Michael Kang’s debut is a strange little indie film set in the depths of the nowhere, USA that most Americans know – endless freeways linking motels and other road side ‘attractions’, with the story of a lonely, alienated 13 year old Asian American, Earnest, stuck with school work he hates and the responsibility of cleaning the rooms of the sleazy hourly rate motel his bitter, unloving mother runs. Unlike most films featuring the coming of age struggle, this takes most conventions, such as difficulties with parents (both missing and present), the mysterious stranger that blows into town with promise of adventure and personal development, and the desperate longing for the close female friend, and gives them none of the wish fulfilment that you might expect, instead remaining with the grim reality of how much it sucks to be thirteen, but played with a wonderful degree of understanding and some genuinely funny moments. At the post screening Q&A the director reavealed that its expected to be given a limited run in Toronto early next year, and Torontoist highly recommends that you check it out.
Despite the opening night featuring a film from the United States, the festival spotlight this year is on Malaysia, and while the last Malaysia related film Torontoist saw was Malaysian born (but Taiwan based) Tsai Ming-Liang’s utterly boring The Wayward Cloud, the Reel Asia festival features a remarkable range of films demonstrating the ethnic diversity of Malaysia – such as The Beautiful Washing Machine, the Kuala Lumpur set black comedy about the lives of Chinese Malaysians, Amir Muhammad’s The Big Durian, and Deepak Kumaran Menon’s The Gravel Road, one of the few films to discuss the Tamil minority that lives in Malaysia.
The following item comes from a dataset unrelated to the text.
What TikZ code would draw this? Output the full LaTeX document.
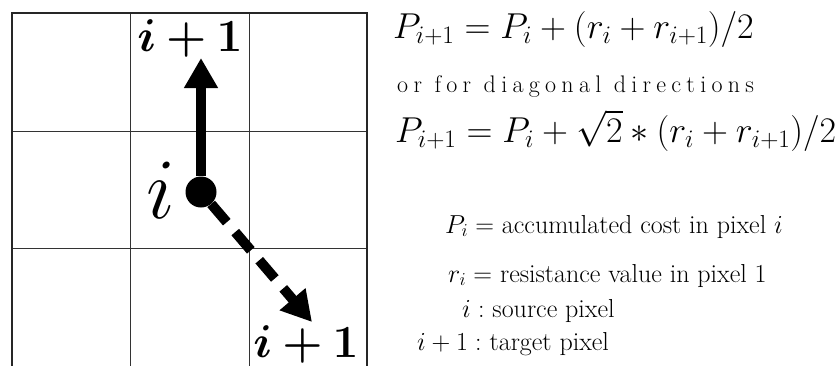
\RequirePackage{fix-cm}
\documentclass[tikz,border=0pt]{standalone}
\usepackage{fontspec}
\usepackage{amsmath,bm}
\usetikzlibrary{arrows.meta}

\newfontfamily\spacedfont{Latin Modern Roman}[LetterSpace=22]

\tikzset{
  gridline/.style={line width=1pt, black!80},
  gridframe/.style={line width=2pt, black!85},
  movearrow/.style={line width=10pt, -{Triangle[length=30pt,width=32pt]}},
  diagarrow/.style={movearrow, dash pattern=on 24pt off 13pt},
  srcdot/.style={circle, fill=black, minimum size=31pt, inner sep=0pt},
  steplabel/.style={inner sep=0pt, font=\fontsize{46}{50}\selectfont},
  eqn/.style={inner sep=0pt, anchor=base west, font=\fontsize{36}{42}\selectfont},
  defn/.style={inner sep=0pt, anchor=base west, font=\fontsize{26}{30}\selectfont}
}

\begin{document}
\begin{tikzpicture}[x=1pt, y=-1pt]
    \useasboundingbox (0,0) rectangle (840,365);

    % Raster 3x3
    \foreach \x in {130,249}
        \draw[gridline] (\x,13) -- (\x,366);
    \foreach \y in {131,248}
        \draw[gridline] (12,\y) -- (367,\y);
    \draw[gridframe] (12,366) -- (12,13) -- (367,13) -- (367,366);

    % Pixel i y vecinos
    \node[srcdot] (src) at (201,192) {};
    \node[inner sep=0pt, font=\fontsize{86}{90}\selectfont] (srclbl) at (161,190) {$i$};
    \node[steplabel] (uplbl) at (190,38) {$\bm{i+1}$};
    \node[steplabel] (dnlbl) at (306,344) {$\bm{i+1}$};
    \coordinate (uptip) at (201,58);
    \coordinate (dntip) at (312,322);

    % Flechas
    \draw[movearrow] (src) -- (uptip);
    \draw[diagarrow] (src) -- (dntip);

    % Ecuaciones
    \node[eqn] (eqa) at (393,38) {$P_{i+1}=P_i+(r_i+r_{i+1})/2$};
    \node[inner sep=0pt, anchor=base west, font=\spacedfont\fontsize{24}{28}\selectfont]
        (ordiag) at (397,92) {or for diagonal directions};
    \node[eqn] (eqb) at (395,142) {$P_{i+1}=P_i+\sqrt{2}*(r_i+r_{i+1})/2$};

    % Definiciones
    \node[defn] (defp) at (445,233) {$P_i=$ accumulated cost in pixel $i$};
    \node[defn] (defr) at (448,282) {$r_i=$ resistance value in pixel 1};
    \node[defn] (defs) at (462,317) {$i:$ source pixel};
    \node[defn] (deft) at (417,350) {$i+1:$ target pixel};
\end{tikzpicture}
\end{document}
The national spotlight is also rounded out with a ‘deluxe platter’ of shorts of all kinds, but the festival itself doesn’t constrain itself so tightly to the national theme, with a a further range of international shorts and features showing throughout the festival. The Reel Asian Film Festival runs until November 27th, and the full schedule is available on their website. It’s particularly worth going just to see the hilarious ‘Faux Asian’ trailers, featuring such hilarity as bad naked sushi and some supremely lazy tai chi.
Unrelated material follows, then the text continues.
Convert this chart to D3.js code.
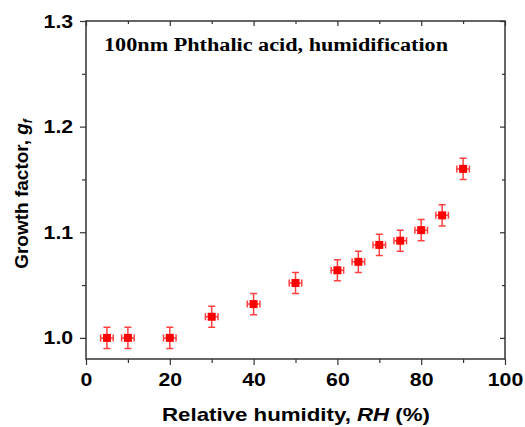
<!DOCTYPE html>
<html>
<head>
<meta charset="utf-8">
<script src="https://cdn.jsdelivr.net/npm/d3@7"></script>
<style>
  body { margin: 0; background: #fff; }
  svg { display: block; }
</style>
</head>
<body>
<svg id="chart"></svg>
<script>
const rh = [5, 10, 20, 30, 40, 50, 60, 65, 70, 75, 80, 85, 90];
const gf = [1.000, 1.000, 1.000, 1.020, 1.032, 1.052, 1.064, 1.072, 1.088, 1.092, 1.102, 1.116, 1.160];
const gfErr = [0.01, 0.01, 0.01, 0.01, 0.01, 0.01, 0.01, 0.01, 0.01, 0.01, 0.01, 0.01, 0.01];
const rhErr = [1.5, 1.5, 1.5, 1.5, 1.5, 1.5, 1.5, 1.5, 1.5, 1.5, 1.5, 1.5, 1.5];
const xTicks = [0, 20, 40, 60, 80, 100];
const yTicks = [1.0, 1.1, 1.2, 1.3];

const WIDTH = 525, HEIGHT = 427;
const PL = 86, PR = 505, PT = 21, PB = 359;

const svg = d3.select("#chart")
    .attr("width", WIDTH)
    .attr("height", HEIGHT);

const x = d3.scaleLinear().domain([0, 100]).range([PL, PR]);
const y = d3.scaleLinear().domain([0.98, 1.3]).range([PB, PT]);

const axisColor = "#333";
const tickFont = "bold 19px 'Liberation Sans', Arial, sans-serif";

// stretch text horizontally a bit (source figure is wide)
function stretch(sel, k) {
    sel.each(function () {
        const w = this.getComputedTextLength();
        if (w > 0) d3.select(this).attr("textLength", w * k).attr("lengthAdjust", "spacingAndGlyphs");
    });
}

// bottom axis (outward ticks), labels on majors only
const xMinor = d3.range(0, 101, 10);
const gx = svg.append("g").attr("transform", `translate(0,${PB})`)
    .call(d3.axisBottom(x).tickValues(xMinor).tickSize(6).tickSizeOuter(0)
        .tickFormat(d => xTicks.includes(d) ? d : ""));
gx.selectAll(".tick line").attr("y2", d => xTicks.includes(d) ? 6 : 4);

// top axis, inward
const gxt = svg.append("g").attr("transform", `translate(0,${PT})`)
    .call(d3.axisBottom(x).tickValues(xMinor).tickSize(5).tickSizeOuter(0).tickFormat(""));
gxt.selectAll(".tick line").attr("y2", d => xTicks.includes(d) ? 5 : 3);

// left axis outward
const yMinor = d3.range(1.0, 1.301, 0.05);
const isMajor = d => yTicks.some(t => Math.abs(t - d) < 1e-6);
const gy = svg.append("g").attr("transform", `translate(${PL},0)`)
    .call(d3.axisLeft(y).tickValues(yMinor).tickSize(6).tickSizeOuter(0)
        .tickFormat(d => isMajor(d) ? d3.format(".1f")(d) : ""));
gy.selectAll(".tick line").attr("x2", d => isMajor(d) ? -6 : -4);

// right axis inward
const gyr = svg.append("g").attr("transform", `translate(${PR},0)`)
    .call(d3.axisLeft(y).tickValues(yMinor).tickSize(5).tickSizeOuter(0).tickFormat(""));
gyr.selectAll(".tick line").attr("x2", d => isMajor(d) ? -5 : -3);

svg.selectAll(".domain").remove();
svg.selectAll(".tick line").attr("stroke", axisColor).attr("stroke-width", 1.2);
svg.selectAll(".tick text")
    .style("font", tickFont).attr("fill", "#000");
gx.selectAll(".tick text").attr("dy", "0.95em");
gy.selectAll(".tick text").attr("dx", "-0.2em");
stretch(svg.selectAll(".tick text"), 1.12);

// frame
svg.append("rect")
    .attr("x", PL).attr("y", PT)
    .attr("width", PR - PL).attr("height", PB - PT)
    .attr("fill", "none").attr("stroke", axisColor).attr("stroke-width", 1.5);

// data
const pts = rh.map((r, i) => ({ x: r, y: gf[i], ey: gfErr[i], ex: rhErr[i] }));
const red = "#ff0000";
const cap = 3.5;
const g = svg.append("g");

const eb = g.selectAll("g.pt").data(pts).enter().append("g").attr("class", "pt");
eb.append("path")
    .attr("d", d => {
        const cx = x(d.x), cy = y(d.y);
        const y0 = y(d.y - d.ey), y1 = y(d.y + d.ey);
        const x0 = x(d.x - d.ex), x1 = x(d.x + d.ex);
        return `M${cx},${y0}V${y1}M${cx - cap},${y0}H${cx + cap}M${cx - cap},${y1}H${cx + cap}` +
            `M${x0},${cy}H${x1}M${x0},${cy - cap}V${cy + cap}M${x1},${cy - cap}V${cy + cap}`;
    })
    .attr("fill", "none")
    .attr("stroke", red)
    .attr("stroke-opacity", 0.75)
    .attr("stroke-width", 1.5);
eb.append("rect")
    .attr("x", d => x(d.x) - 4)
    .attr("y", d => y(d.y) - 4)
    .attr("width", 8).attr("height", 8)
    .attr("fill", red);

// title inside plot
svg.append("text")
    .attr("x", 104).attr("y", 51)
    .attr("textLength", 344).attr("lengthAdjust", "spacingAndGlyphs")
    .style("font", "bold 18px 'Liberation Serif', 'Times New Roman', serif")
    .text("100nm Phthalic acid, humidification");

// axis labels
const labelFont = "bold 19px 'Liberation Sans', Arial, sans-serif";
const xl = svg.append("text")
    .attr("x", 162).attr("y", 421)
    .attr("textLength", 268).attr("lengthAdjust", "spacingAndGlyphs")
    .style("font", labelFont);
xl.append("tspan").text("Relative humidity, ");
xl.append("tspan").attr("font-style", "italic").text("RH");
xl.append("tspan").text(" (%)");

const yl = svg.append("text")
    .attr("transform", `translate(28,${(PT + PB) / 2 + 4}) rotate(-90)`)
    .attr("text-anchor", "middle")
    .style("font", labelFont);
yl.append("tspan").text("Growth factor, ");
yl.append("tspan").attr("font-style", "italic").text("g");
yl.append("tspan").attr("font-style", "italic").attr("font-size", "12px").attr("dy", "4").text("f");
</script>
</body>
</html>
Afterwards Torontoist made a brief showing at the opening night party on Revival (at College/Shaw) which sadly didn’t have a free bar (most festivals, of course, are on a budget) but, unusually for most film festival parties, there were cases of spontaneous dancing breaking out rather that the usual endless schmoozing and small talk (perhaps due to the volume of DJ San Fran’s set). Torontoist did, however, bump into Adam Lopez, director of the After Dark Film Festival, a new genre film festival set to run in autumn 2006 at the Bloor Cinema, so it looks like the old girl will be running strong well into her 101st year.